→ Working data:
____

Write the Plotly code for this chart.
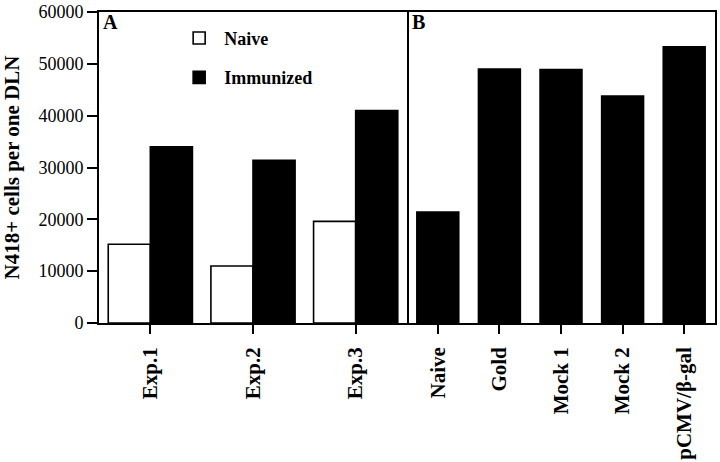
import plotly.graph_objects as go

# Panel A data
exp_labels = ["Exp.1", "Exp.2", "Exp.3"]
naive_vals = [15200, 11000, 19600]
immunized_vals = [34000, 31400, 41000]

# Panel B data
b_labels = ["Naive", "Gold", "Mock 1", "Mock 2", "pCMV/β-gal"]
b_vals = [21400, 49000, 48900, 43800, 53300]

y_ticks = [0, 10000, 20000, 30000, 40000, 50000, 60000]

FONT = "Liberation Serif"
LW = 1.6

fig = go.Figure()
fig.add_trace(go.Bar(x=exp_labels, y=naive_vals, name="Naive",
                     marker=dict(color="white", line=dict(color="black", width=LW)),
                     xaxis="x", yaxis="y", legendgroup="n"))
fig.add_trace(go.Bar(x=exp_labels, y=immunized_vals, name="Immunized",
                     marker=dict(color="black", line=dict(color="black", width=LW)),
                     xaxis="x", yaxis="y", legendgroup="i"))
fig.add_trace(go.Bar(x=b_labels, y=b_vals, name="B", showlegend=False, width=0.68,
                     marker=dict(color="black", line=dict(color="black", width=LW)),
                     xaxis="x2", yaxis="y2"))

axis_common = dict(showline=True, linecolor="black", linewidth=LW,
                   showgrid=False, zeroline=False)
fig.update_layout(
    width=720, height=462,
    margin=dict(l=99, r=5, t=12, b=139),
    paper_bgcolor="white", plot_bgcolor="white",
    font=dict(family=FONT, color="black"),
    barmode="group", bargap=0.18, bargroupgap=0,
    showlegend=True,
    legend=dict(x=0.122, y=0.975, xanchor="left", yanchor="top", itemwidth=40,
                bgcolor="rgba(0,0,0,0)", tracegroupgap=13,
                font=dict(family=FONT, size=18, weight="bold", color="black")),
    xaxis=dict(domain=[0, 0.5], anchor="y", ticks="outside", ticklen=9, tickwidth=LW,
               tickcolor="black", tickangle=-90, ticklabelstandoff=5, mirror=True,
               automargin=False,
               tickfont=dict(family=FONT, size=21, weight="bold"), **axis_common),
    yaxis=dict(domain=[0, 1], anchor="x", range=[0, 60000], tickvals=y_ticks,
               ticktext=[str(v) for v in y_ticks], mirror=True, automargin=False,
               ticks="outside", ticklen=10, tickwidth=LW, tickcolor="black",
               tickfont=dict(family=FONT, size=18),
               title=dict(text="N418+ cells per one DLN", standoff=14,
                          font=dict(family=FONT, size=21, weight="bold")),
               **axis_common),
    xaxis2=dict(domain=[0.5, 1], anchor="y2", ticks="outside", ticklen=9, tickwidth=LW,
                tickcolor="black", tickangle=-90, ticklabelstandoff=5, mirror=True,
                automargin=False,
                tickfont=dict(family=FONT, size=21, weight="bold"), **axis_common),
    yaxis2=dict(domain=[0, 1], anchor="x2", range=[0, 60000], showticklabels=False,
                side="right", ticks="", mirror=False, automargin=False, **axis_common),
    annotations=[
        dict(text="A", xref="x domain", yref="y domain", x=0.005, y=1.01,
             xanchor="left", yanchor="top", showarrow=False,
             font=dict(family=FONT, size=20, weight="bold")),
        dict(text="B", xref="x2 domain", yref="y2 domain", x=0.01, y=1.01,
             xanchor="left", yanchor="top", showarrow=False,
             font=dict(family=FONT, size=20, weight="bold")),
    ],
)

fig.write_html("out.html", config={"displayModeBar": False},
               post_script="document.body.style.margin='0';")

____

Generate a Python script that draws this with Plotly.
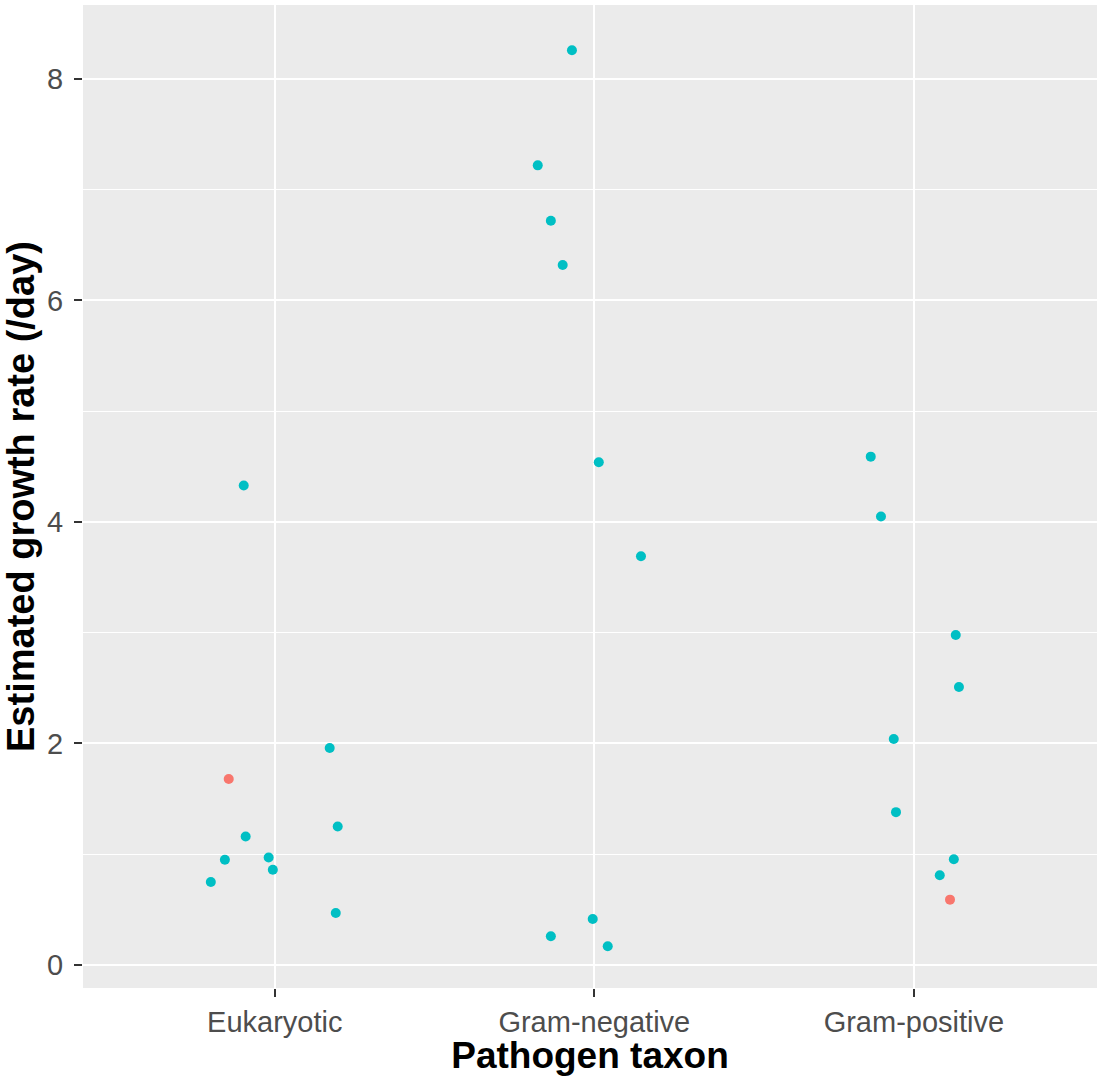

____

→ Exercise instructions: Only the lines between the one with "Write the Plotly code for this chart." and the one with "b_vals = [21400, 49000, 48900, 43800, 53300]", those two included, get copied from the material above. Keep it exact and free of pictures.

→ Solution for this exercise:
Write the Plotly code for this chart.
import plotly.graph_objects as go

# Panel A data
exp_labels = ["Exp.1", "Exp.2", "Exp.3"]
naive_vals = [15200, 11000, 19600]
immunized_vals = [34000, 31400, 41000]

# Panel B data
b_labels = ["Naive", "Gold", "Mock 1", "Mock 2", "pCMV/β-gal"]
b_vals = [21400, 49000, 48900, 43800, 53300]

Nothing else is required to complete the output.